Excerpted records:
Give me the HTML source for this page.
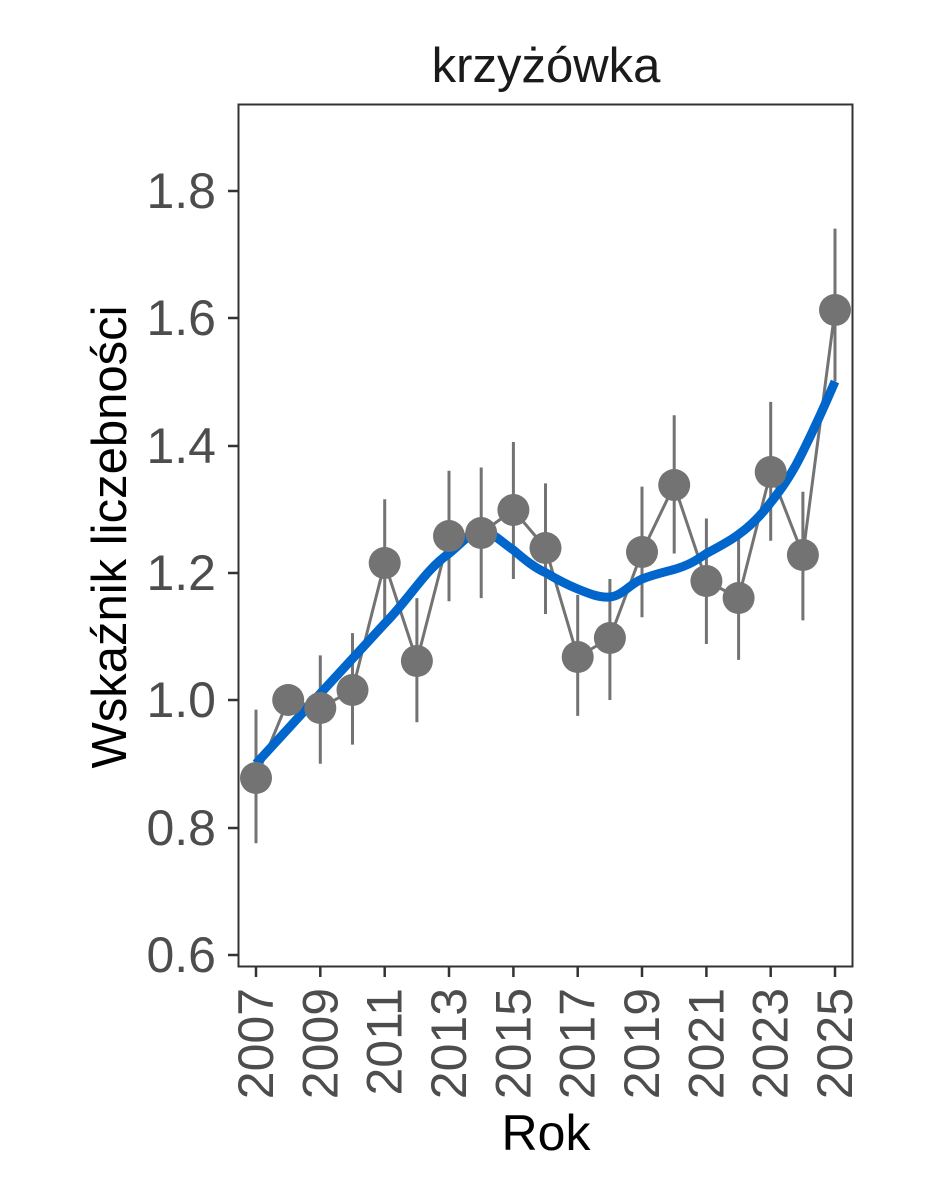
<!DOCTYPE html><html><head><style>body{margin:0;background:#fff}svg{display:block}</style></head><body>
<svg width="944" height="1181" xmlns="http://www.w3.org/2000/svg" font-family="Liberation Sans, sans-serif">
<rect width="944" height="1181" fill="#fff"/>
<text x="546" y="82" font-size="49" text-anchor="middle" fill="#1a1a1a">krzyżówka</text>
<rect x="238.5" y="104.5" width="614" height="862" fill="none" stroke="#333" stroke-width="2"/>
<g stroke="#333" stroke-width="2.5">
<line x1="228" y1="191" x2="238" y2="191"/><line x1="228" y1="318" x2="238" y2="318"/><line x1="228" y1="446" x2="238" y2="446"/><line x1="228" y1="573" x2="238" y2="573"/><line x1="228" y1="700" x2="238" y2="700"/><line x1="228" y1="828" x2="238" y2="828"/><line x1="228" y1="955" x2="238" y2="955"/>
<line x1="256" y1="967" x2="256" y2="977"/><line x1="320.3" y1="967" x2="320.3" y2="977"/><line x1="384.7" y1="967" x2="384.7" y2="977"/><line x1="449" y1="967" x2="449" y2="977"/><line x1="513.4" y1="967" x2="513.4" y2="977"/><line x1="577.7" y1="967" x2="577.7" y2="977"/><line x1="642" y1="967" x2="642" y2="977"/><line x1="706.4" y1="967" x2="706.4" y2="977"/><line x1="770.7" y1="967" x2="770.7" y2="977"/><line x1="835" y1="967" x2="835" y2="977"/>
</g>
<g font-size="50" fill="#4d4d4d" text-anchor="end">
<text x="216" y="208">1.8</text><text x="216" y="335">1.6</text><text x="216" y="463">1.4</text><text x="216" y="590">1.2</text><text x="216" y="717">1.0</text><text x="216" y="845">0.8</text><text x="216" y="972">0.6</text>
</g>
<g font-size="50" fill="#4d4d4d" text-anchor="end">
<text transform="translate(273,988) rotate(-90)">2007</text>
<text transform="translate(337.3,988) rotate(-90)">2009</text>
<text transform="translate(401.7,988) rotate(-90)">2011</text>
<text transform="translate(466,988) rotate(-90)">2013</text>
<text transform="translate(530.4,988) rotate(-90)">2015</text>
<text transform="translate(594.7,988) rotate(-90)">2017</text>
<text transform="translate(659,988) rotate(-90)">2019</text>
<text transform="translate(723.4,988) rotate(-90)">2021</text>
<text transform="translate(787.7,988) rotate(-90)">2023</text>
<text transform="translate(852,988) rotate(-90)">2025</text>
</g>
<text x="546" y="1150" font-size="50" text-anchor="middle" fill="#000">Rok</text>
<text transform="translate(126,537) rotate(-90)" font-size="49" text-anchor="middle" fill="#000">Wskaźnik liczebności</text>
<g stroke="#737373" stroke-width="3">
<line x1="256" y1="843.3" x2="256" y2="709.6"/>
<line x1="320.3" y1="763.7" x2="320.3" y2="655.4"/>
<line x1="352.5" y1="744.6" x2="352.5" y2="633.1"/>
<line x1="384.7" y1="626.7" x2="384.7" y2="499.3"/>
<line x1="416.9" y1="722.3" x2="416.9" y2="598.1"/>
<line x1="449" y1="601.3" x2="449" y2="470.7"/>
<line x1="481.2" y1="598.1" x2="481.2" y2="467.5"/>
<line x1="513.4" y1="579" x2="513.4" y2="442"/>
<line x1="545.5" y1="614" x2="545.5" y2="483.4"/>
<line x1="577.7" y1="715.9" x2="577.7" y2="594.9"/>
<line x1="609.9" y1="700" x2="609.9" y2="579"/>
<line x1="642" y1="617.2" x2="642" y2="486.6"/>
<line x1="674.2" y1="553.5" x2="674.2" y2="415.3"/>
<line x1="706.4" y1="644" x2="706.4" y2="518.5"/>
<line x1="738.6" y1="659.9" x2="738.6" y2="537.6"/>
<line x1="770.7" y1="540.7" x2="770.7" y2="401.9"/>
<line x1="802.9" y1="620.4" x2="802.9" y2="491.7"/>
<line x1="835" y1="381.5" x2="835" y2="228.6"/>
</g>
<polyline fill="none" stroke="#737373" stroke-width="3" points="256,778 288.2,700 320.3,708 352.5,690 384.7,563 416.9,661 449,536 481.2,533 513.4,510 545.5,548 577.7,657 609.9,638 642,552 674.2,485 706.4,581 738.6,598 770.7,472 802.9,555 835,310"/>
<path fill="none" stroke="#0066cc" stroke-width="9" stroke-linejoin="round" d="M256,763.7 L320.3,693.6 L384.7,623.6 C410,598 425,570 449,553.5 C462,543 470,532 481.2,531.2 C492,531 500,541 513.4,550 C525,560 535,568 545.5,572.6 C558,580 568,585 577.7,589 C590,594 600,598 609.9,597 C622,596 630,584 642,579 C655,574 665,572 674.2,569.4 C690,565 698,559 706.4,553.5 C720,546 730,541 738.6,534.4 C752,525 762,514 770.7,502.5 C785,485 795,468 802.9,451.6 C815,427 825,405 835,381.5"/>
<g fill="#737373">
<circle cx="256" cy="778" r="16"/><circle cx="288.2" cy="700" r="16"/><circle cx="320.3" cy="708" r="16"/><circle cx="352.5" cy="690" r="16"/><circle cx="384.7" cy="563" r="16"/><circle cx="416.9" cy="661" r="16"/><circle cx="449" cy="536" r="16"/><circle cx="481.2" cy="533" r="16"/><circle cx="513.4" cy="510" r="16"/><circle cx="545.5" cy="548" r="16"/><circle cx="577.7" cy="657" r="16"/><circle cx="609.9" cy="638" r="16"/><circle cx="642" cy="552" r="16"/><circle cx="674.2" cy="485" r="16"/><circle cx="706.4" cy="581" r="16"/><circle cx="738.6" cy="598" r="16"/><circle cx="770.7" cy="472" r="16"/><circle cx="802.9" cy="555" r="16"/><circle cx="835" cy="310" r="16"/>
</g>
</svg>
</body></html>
* * *
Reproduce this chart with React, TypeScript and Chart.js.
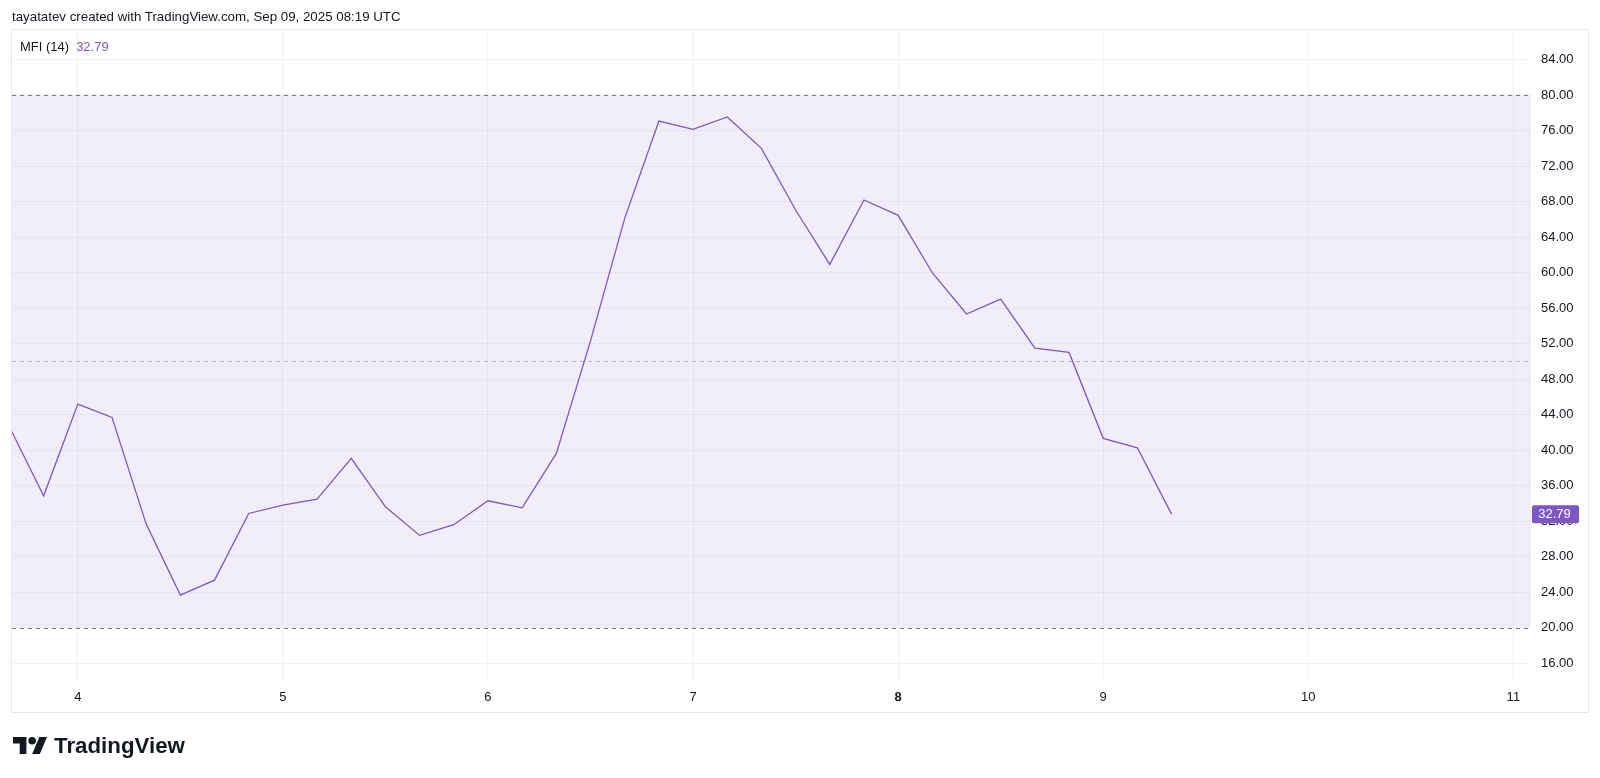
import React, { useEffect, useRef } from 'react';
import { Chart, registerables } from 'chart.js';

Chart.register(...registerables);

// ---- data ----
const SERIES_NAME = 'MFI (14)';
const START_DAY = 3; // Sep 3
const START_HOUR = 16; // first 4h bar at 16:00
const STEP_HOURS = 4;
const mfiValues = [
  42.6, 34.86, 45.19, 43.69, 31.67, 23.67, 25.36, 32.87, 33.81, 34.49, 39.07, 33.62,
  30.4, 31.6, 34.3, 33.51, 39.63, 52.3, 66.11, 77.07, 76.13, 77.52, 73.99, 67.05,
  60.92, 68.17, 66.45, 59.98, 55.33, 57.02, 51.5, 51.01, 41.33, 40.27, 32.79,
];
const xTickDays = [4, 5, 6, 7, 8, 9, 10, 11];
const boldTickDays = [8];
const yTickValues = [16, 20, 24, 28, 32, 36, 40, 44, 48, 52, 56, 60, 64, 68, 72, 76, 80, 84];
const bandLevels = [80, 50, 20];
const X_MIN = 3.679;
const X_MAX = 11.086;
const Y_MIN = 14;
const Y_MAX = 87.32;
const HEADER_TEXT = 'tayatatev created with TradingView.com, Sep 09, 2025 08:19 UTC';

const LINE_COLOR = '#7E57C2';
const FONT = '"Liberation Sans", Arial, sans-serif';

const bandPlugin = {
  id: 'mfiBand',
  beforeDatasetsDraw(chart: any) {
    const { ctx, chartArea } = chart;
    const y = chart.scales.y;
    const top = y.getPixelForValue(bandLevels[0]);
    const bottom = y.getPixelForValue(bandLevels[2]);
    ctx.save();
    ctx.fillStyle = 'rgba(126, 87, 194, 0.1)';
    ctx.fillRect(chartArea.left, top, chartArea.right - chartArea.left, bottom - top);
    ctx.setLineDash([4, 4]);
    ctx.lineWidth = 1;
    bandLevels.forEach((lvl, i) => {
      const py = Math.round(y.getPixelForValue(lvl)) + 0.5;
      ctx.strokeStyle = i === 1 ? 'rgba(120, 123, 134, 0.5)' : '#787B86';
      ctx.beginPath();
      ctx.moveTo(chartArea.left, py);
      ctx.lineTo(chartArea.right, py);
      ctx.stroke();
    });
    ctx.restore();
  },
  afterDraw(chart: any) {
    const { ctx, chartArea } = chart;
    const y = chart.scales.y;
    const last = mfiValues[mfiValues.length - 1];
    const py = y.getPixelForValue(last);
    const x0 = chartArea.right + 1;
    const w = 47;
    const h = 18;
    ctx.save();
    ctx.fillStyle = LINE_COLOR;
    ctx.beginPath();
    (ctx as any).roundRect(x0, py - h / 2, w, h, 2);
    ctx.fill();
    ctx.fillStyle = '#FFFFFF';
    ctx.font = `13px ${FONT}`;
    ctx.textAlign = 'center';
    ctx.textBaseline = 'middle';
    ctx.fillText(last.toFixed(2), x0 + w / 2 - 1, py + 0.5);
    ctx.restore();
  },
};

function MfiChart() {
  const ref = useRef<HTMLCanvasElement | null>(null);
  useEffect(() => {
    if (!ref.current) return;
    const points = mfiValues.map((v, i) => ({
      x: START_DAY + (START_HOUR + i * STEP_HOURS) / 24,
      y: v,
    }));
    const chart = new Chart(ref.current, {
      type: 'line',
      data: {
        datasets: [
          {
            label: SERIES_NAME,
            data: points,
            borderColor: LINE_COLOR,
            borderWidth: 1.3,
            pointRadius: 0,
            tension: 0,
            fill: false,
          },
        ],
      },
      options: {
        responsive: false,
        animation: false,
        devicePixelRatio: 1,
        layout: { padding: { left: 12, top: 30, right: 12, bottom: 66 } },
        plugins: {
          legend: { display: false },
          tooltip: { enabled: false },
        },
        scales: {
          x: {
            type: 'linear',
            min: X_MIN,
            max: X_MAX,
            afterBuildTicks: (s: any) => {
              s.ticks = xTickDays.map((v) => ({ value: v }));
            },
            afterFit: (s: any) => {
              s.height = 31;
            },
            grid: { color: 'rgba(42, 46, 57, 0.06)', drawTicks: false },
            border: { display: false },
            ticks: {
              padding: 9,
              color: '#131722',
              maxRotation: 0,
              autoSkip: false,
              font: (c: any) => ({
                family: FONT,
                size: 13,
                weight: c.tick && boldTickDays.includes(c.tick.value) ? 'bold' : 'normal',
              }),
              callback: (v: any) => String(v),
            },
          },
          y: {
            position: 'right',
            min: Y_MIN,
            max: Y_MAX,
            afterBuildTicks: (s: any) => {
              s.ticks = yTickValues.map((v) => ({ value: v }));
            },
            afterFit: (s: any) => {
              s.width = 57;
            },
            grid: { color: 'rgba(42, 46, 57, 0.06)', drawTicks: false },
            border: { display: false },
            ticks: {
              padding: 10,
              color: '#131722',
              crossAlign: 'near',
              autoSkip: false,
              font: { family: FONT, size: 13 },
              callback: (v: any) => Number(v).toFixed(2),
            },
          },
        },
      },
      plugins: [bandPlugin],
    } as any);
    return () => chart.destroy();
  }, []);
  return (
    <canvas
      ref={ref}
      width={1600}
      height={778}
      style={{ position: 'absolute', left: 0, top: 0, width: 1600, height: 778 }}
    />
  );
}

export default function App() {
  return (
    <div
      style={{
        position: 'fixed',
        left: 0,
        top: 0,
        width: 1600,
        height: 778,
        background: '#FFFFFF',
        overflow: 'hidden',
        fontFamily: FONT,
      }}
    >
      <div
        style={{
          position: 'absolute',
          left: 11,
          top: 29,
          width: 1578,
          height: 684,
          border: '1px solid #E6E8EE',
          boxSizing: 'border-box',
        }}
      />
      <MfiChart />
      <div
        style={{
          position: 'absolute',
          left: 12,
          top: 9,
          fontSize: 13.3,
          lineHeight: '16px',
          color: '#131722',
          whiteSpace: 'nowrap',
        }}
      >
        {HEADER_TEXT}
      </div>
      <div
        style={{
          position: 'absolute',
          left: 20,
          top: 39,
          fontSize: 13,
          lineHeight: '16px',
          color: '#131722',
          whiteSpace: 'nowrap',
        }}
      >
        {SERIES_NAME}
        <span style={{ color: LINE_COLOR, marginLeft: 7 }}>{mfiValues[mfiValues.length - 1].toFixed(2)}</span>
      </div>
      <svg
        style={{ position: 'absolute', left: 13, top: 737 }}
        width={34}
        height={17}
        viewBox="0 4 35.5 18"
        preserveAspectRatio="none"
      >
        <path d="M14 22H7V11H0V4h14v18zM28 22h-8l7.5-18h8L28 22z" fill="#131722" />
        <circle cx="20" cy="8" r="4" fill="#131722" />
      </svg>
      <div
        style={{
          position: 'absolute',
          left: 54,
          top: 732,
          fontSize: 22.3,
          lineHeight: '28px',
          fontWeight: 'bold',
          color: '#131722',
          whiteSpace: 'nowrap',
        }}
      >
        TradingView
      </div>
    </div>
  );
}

What the task requires:
Gather up, from the records above, each line where the word "React" appears.

Expected answer:
Reproduce this chart with React, TypeScript and Chart.js.
import React, { useEffect, useRef } from 'react';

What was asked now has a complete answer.